(Task statement) Keep only the lines of the listing that include the word "this", and copy them.

[Extracted records start]

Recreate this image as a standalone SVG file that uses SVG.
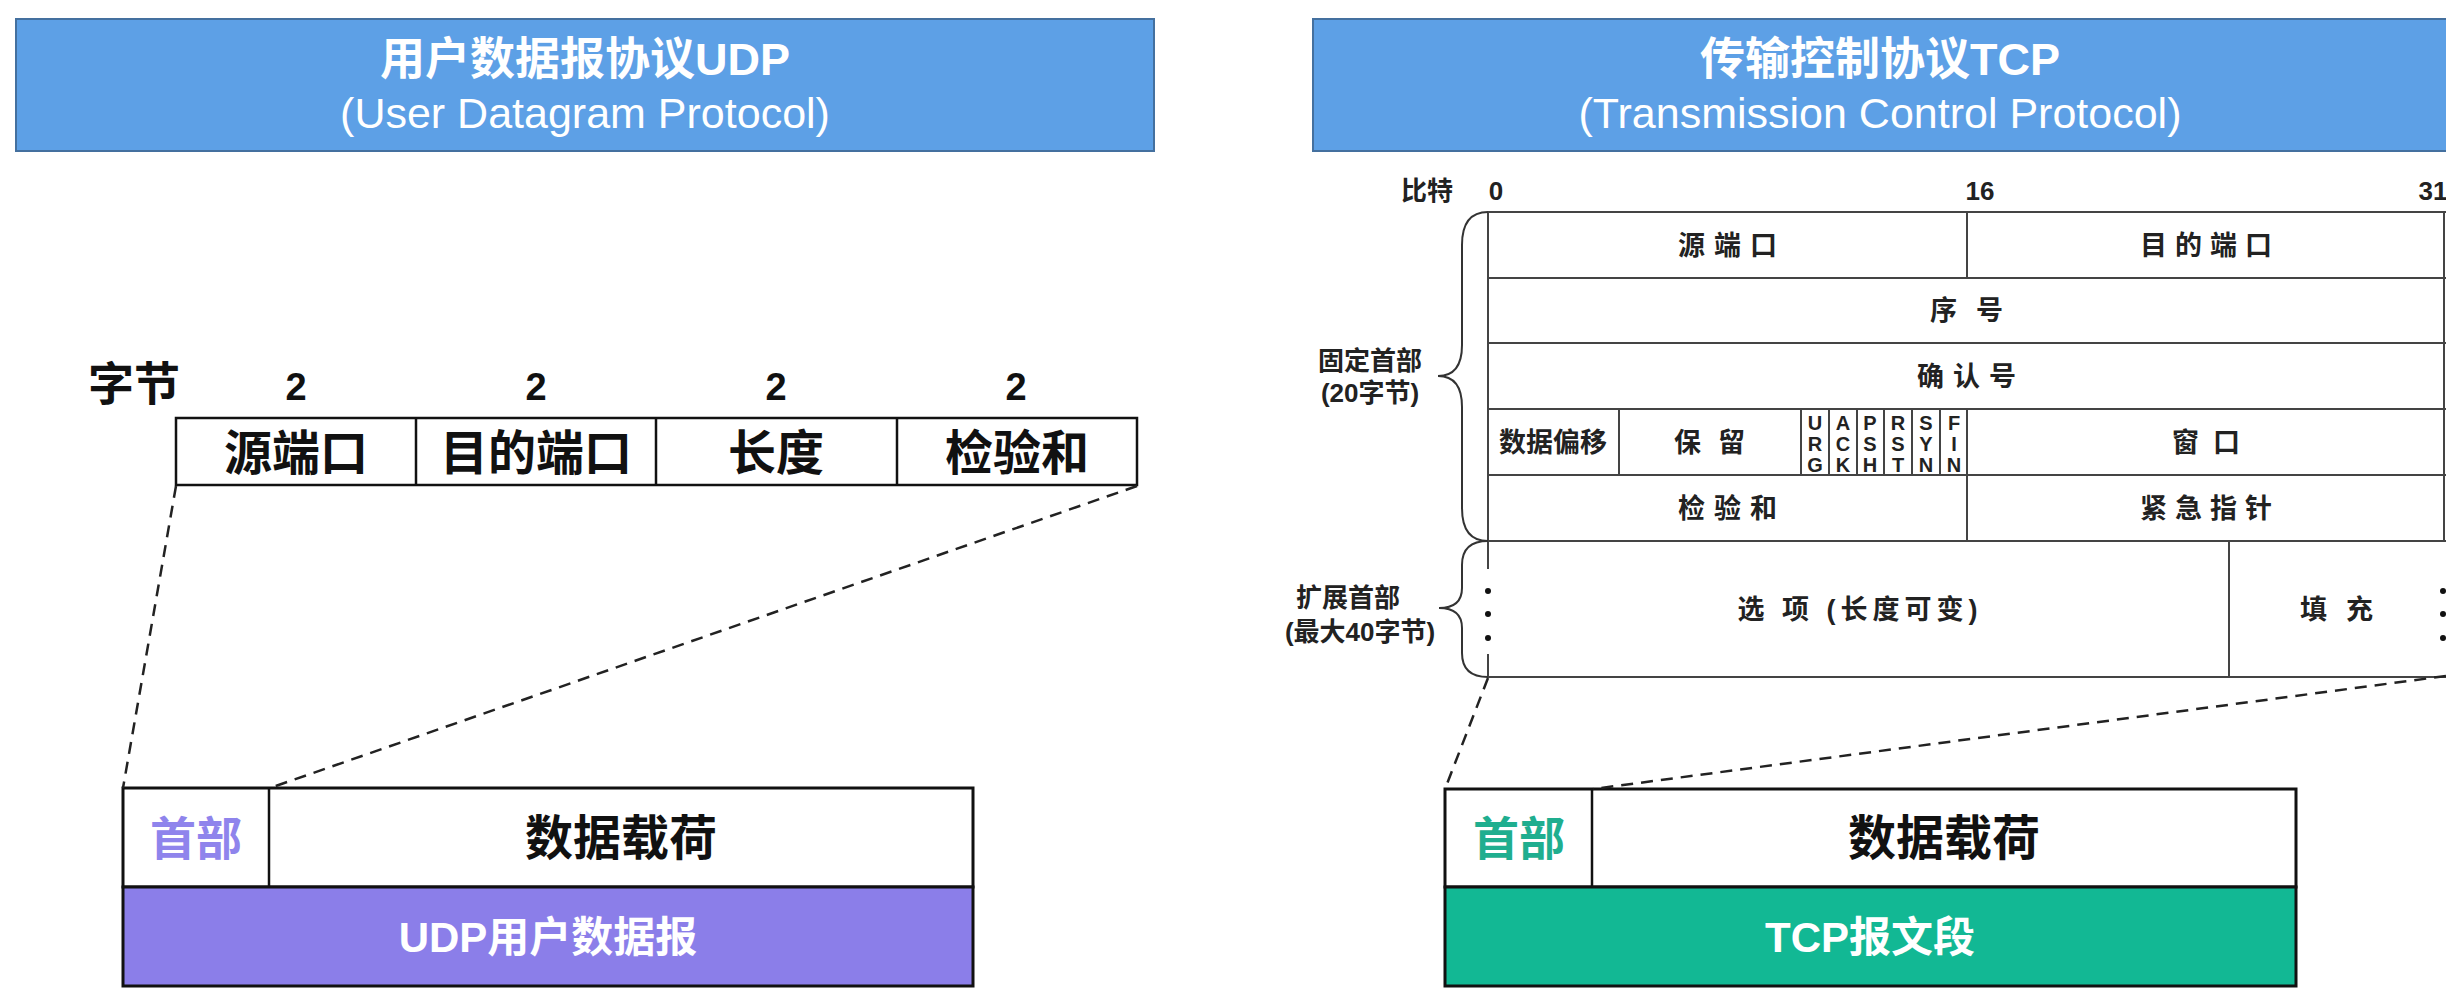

[Extracted records end]
[Extracted records start]

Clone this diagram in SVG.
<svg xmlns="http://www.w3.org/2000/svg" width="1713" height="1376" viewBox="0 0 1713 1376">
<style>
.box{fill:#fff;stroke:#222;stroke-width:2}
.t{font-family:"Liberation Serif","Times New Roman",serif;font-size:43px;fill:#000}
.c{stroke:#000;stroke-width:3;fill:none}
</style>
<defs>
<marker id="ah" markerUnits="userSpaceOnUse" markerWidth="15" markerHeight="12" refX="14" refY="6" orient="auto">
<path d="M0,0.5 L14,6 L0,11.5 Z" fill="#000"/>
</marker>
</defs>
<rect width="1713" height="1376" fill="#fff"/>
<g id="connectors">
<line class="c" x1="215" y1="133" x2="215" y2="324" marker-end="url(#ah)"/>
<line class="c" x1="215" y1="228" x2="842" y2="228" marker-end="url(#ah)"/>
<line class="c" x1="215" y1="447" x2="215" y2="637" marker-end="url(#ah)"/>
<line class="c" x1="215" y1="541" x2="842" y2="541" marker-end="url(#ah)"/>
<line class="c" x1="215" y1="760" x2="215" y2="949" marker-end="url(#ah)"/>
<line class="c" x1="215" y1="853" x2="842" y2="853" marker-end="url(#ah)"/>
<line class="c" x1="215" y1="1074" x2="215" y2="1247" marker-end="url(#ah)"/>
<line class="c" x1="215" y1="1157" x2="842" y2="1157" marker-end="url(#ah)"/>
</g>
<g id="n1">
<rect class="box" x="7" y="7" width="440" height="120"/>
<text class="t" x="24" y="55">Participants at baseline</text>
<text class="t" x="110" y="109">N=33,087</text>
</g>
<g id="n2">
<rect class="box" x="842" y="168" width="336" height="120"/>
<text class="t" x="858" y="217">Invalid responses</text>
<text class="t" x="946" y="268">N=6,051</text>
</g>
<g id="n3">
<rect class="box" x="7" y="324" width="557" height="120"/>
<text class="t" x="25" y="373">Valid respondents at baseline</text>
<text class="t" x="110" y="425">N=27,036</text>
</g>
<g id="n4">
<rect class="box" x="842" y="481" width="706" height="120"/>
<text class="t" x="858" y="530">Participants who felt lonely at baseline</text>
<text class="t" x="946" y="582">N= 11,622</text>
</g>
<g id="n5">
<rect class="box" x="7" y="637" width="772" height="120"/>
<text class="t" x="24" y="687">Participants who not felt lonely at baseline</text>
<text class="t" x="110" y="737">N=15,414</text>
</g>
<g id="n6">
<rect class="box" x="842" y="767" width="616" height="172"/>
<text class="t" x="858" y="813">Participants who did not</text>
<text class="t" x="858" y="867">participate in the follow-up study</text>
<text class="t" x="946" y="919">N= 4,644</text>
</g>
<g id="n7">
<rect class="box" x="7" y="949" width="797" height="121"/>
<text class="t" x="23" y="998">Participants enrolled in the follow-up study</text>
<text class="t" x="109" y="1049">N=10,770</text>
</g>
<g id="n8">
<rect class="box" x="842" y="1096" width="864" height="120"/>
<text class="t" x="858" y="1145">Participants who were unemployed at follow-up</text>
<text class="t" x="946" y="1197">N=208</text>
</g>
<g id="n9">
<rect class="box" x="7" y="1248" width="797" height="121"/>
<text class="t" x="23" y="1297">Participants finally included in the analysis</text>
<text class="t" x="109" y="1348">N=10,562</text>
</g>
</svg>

[Extracted records end]
[Extracted records start]

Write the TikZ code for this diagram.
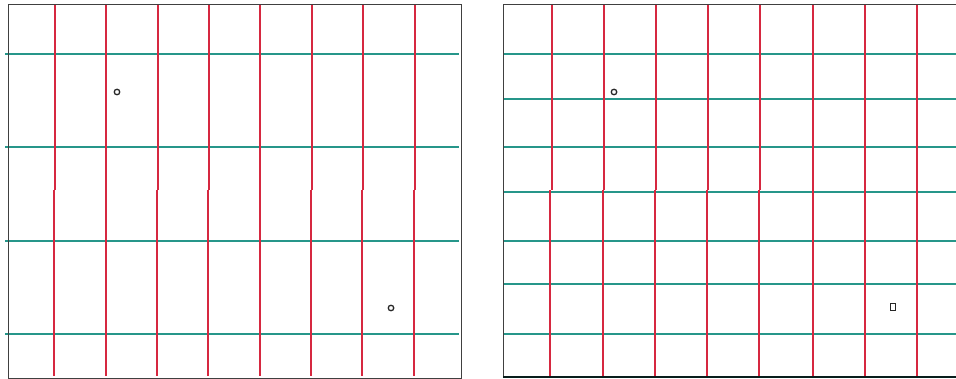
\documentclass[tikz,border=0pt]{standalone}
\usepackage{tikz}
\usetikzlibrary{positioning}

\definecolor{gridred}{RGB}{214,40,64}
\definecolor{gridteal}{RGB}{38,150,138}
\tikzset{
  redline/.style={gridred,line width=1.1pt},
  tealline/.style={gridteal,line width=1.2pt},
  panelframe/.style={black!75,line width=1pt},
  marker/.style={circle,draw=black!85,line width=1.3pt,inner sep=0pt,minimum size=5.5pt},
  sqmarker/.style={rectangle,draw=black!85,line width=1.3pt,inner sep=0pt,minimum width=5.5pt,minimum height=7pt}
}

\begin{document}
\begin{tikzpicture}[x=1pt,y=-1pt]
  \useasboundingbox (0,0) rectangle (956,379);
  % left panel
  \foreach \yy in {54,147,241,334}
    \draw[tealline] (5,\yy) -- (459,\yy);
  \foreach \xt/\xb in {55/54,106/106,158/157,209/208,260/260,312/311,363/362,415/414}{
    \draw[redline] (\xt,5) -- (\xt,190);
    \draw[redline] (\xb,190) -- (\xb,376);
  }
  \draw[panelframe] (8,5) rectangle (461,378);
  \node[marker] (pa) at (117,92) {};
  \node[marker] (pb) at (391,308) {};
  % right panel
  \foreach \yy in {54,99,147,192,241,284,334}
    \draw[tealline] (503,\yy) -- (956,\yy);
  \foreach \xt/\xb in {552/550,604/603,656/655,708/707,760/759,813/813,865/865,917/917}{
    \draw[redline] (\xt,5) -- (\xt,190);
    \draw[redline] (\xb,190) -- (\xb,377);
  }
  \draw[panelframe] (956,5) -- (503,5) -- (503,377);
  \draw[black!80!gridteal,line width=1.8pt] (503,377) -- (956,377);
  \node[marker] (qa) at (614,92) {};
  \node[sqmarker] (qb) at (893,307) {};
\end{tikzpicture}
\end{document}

[Extracted records end]

(Reply to the exercise)
Recreate this image as a standalone SVG file that uses SVG.
Clone this diagram in SVG.
Write the TikZ code for this diagram.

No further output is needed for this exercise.